Syria: International Humanitarian Pledging Conference

30 January, 2013
January 2013, Lebanon: Syrian refugee at a child-friendly space run by humanitarian partners. Credit: OCHA/David Gough
January 2013, Lebanon: Syrian refugee at a child-friendly space run by humanitarian partners. Credit: OCHA/David Gough

Representatives from Member States, UN agencies and non-governmental organizations gathered in Kuwait City today (30 January) to attend the high-level International Humanitarian Pledging Conference for Syria.

“Today, We have now seen global solidarity in action,” said UN Secretary-General Ban Ki-moon commending Member States for their generosity. “We have brought a message of hope to the millions of Syrians who have been affected by this terrible crisis.”

The conference, which was hosted by the Emir of Kuwait, His Highness Sheikh Sabah Al Ahmed Al Jaber Al Sabah, and chaired by the Secretary-General, gave Member States an opportunity to continue supporting the much-needed humanitarian response seeking US$1.5 billion to help millions of people affected by the Syria crisis.

“The needs are huge,” said UN Humanitarian Chief Valerie Amos addressing the conference. “The UN estimates that four million people need urgent humanitarian assistance, including two million who have fled their homes and are now living without the most basic services: without clean water, sanitation facilities and electricity.”

About $1 billion is for the Refugee Response Plan (RRP), which will support over 700,000 refugees who have fled Syria to neigbouring countries such as Jordan, Iraq, Lebanon, Turkey and Egypt. The Syria Humanitarian Assistance Response Plan (SHARP) requires more than $519 million to help over 4 million people inside Syria, including an estimated 2 million who have been forced from their homes by the violence.  

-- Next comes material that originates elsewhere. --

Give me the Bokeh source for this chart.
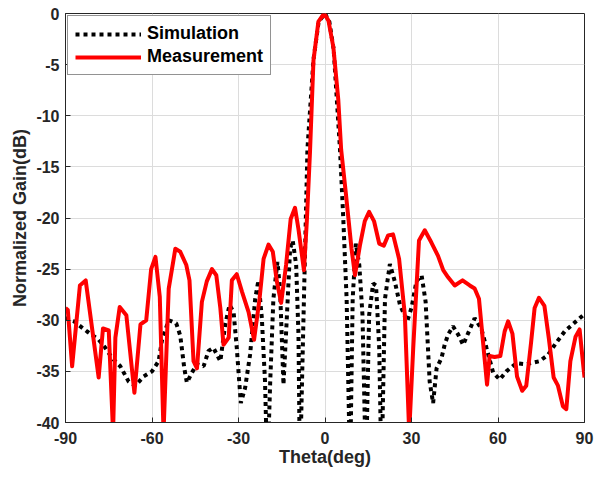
from bokeh.plotting import figure
from bokeh.models import FixedTicker, Legend, LegendItem, Range1d
from bokeh.embed import file_html
from bokeh.resources import INLINE

# ---------------- data ----------------
theta_sim = [-90, -87.1, -82.5, -78.5, -76.2, -73.8, -71.0, -68.1, -65.8, -62.9,
             -60.0, -57.7, -56.5, -54.2, -51.6, -50.2, -48.8, -47.9, -46.1, -44.4,
             -42.1, -40.4, -38.7, -36.3, -34.6, -33.1, -31.7, -30.6, -29.2, -27.7,
             -26.0, -24.2, -23.1, -21.9, -20.8, -20.0, -19.0, -17.9, -16.5, -15.6,
             -14.4, -13.3, -12.1, -11.2, -10.0, -9.2, -8.7, -7.7, -6.9, -6.1,
             -4.0, -2.2, 0.0, 1.5, 3.0, 5.2, 6.3, 7.5, 8.7, 9.6,
             10.7, 11.9, 13.0, 14.2, 15.3, 16.7, 17.7, 18.8, 19.6, 20.8,
             22.5, 24.2, 26.0, 28.5, 30.0, 31.7, 33.5, 34.9, 36.3, 37.5,
             38.7, 40.4, 41.5, 42.7, 44.4, 46.2, 47.9, 50.2, 51.9, 54.2,
             56.0, 58.3, 60.6, 62.9, 66.4, 69.8, 74.4, 77.3, 80.2, 83.1,
             87.1, 90.0]
gain_sim = [-29.8, -30.1, -31.1, -31.9, -32.7, -33.7, -34.5, -36.0, -36.4, -35.5,
            -35.0, -34.0, -31.9, -30.0, -30.3, -31.5, -34.7, -36.1, -35.1, -34.3,
            -34.5, -33.0, -32.7, -34.0, -30.4, -28.5, -29.2, -32.7, -38.1, -36.6,
            -33.4, -27.9, -26.1, -29.8, -36.0, -45.0, -36.0, -27.9, -24.3, -26.9,
            -36.3, -30.1, -23.0, -22.2, -24.6, -31.4, -45.0, -32.7, -23.0, -13.3,
            -4.5, -0.8, 0.0, -0.8, -3.5, -13.3, -19.8, -27.9, -45.0, -27.9,
            -22.5, -24.6, -29.5, -45.0, -29.5, -26.4, -26.6, -32.7, -45.0, -27.9,
            -24.5, -26.2, -28.5, -30.1, -28.8, -26.2, -25.6, -28.2, -36.0, -38.1,
            -34.7, -33.7, -32.4, -31.4, -30.6, -31.4, -32.4, -30.9, -29.8, -30.8,
            -32.7, -35.1, -35.8, -35.0, -34.2, -34.3, -34.0, -33.4, -32.2, -31.1,
            -30.1, -29.4]

theta_meas = [-90, -89.2, -87.7, -85.0, -83.0, -78.5, -77.0, -75.0, -73.5, -72.7,
              -71.2, -68.9, -66.1, -64.0, -62.0, -60.3, -58.8, -57.3, -56.0, -54.2,
              -51.9, -50.2, -48.1, -47.0, -45.6, -44.4, -42.7, -41.0, -39.2, -37.7,
              -36.3, -35.2, -33.4, -32.3, -30.6, -28.8, -26.5, -24.6, -22.7, -21.3,
              -19.6, -18.1, -16.7, -15.2, -13.5, -11.9, -10.4, -9.2, -7.3, -6.3,
              -5.2, -4.0, -2.3, -0.3, 1.2, 2.9, 4.6, 5.6, 7.2, 9.2,
              10.4, 12.1, 13.8, 15.3, 17.0, 18.8, 20.4, 21.9, 23.6, 25.7,
              27.7, 29.2, 30.6, 32.6, 34.6, 36.9, 39.2, 41.0, 42.7, 45.0,
              47.7, 50.2, 51.9, 53.4, 54.8, 56.2, 57.1, 58.8, 60.8, 62.3,
              63.5, 65.0, 66.6, 68.4, 69.8, 71.5, 72.7, 74.2, 76.1, 77.6,
              79.3, 80.8, 82.5, 83.7, 85.1, 86.9, 88.3, 90.0]
gain_meas = [-28.8, -29.0, -34.5, -26.6, -26.1, -35.6, -30.8, -31.0, -41.0, -31.7,
             -28.7, -29.5, -37.1, -30.4, -30.0, -25.0, -23.8, -27.7, -41.0, -26.9,
             -23.0, -23.3, -24.6, -26.1, -34.0, -34.7, -28.2, -26.2, -25.0, -25.6,
             -28.8, -32.4, -31.7, -26.1, -25.5, -27.2, -29.2, -31.9, -27.9, -24.0,
             -22.6, -23.3, -26.2, -28.3, -24.6, -20.1, -19.0, -21.1, -25.1, -20.3,
             -13.5, -4.6, -0.8, 0.0, -0.7, -3.3, -8.4, -13.3, -17.5, -23.0,
             -25.6, -22.7, -20.3, -19.4, -20.3, -22.5, -22.7, -21.7, -21.6, -24.0,
             -29.5, -41.0, -32.7, -22.2, -21.2, -22.4, -23.7, -25.1, -25.8, -26.6,
             -26.1, -26.6, -26.9, -27.9, -32.1, -36.3, -33.5, -33.6, -33.5, -31.1,
             -30.1, -31.3, -35.5, -36.9, -36.4, -32.1, -28.8, -27.8, -28.6, -31.7,
             -35.6, -36.4, -38.4, -38.7, -34.0, -31.6, -30.9, -35.6]

x_ticks = [-90, -60, -30, 0, 30, 60, 90]
y_ticks = [0, -5, -10, -15, -20, -25, -30, -35, -40]
x_tick_labels = ["-90", "-60", "-30", "0", "30", "60", "90"]
y_tick_labels = ["0", "-5", "-10", "-15", "-20", "-25", "-30", "-35", "-40"]

FONT = "Liberation Sans"
TXT = "#262626"

p = figure(width=605, height=469, x_range=Range1d(-90, 90), y_range=Range1d(-40, 0),
           output_backend="svg", toolbar_location=None,
           min_border_left=65, min_border_right=21, min_border_top=13, min_border_bottom=46,
           background_fill_color="white", border_fill_color="white")
p.outline_line_color = TXT
p.outline_line_width = 1

for ax, ticks, labels, title in ((p.xaxis[0], x_ticks, x_tick_labels, "Theta(deg)"),
                                 (p.yaxis[0], y_ticks, y_tick_labels, "Normalized Gain(dB)")):
    ax.ticker = FixedTicker(ticks=ticks)
    ax.major_label_overrides = {t: s for t, s in zip(ticks, labels)}
    ax.axis_label = title
    ax.axis_label_text_font = FONT
    ax.axis_label_text_font_style = "bold"
    ax.axis_label_text_font_size = "18px"
    ax.axis_label_text_color = TXT
    ax.major_label_text_font = FONT
    ax.major_label_text_font_style = "bold"
    ax.major_label_text_font_size = "16px"
    ax.major_label_text_color = TXT
    ax.major_tick_in = 5
    ax.major_tick_out = 0
    ax.minor_tick_in = 0
    ax.minor_tick_out = 0
    ax.axis_line_color = TXT
    ax.major_tick_line_color = TXT
p.xaxis[0].major_label_standoff = 9
p.xaxis[0].axis_label_standoff = 0
p.yaxis[0].major_label_standoff = 6
p.yaxis[0].axis_label_standoff = 3

p.xgrid.ticker = FixedTicker(ticks=x_ticks)
p.ygrid.ticker = FixedTicker(ticks=y_ticks)
p.grid.grid_line_color = "#dcdcdc"
p.grid.grid_line_width = 1

r_sim = p.line(theta_sim, gain_sim, line_color="black", line_width=4, line_dash="4 4")
r_meas = p.line(theta_meas, gain_meas, line_color="#ff0000", line_width=4, line_join="round")

legend = Legend(items=[LegendItem(label="Simulation", renderers=[r_sim]),
                       LegendItem(label="Measurement", renderers=[r_meas])],
                location="top_left", margin=2, padding=7, spacing=2,
                glyph_width=66, glyph_height=20, label_height=20, label_standoff=6,
                label_text_font=FONT, label_text_font_style="bold",
                label_text_font_size="18px", label_text_color="black",
                border_line_color=TXT, border_line_width=1,
                background_fill_color="white", background_fill_alpha=1.0)
p.add_layout(legend)

open("out.html", "w").write(file_html(p, INLINE))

Ms. Amos added that the SHARP will be used for humanitarian work in ten sectors inside Syria to meet essential needs, adding that the plan is based on four priorities which consist of: providing relief supplies such as food, healthcare and water to the most vulnerable; helping people who have fled their homes and the communities hosting them; supporting reconstruction of critical infrastructure; and helping the poorest people avoid total destitution.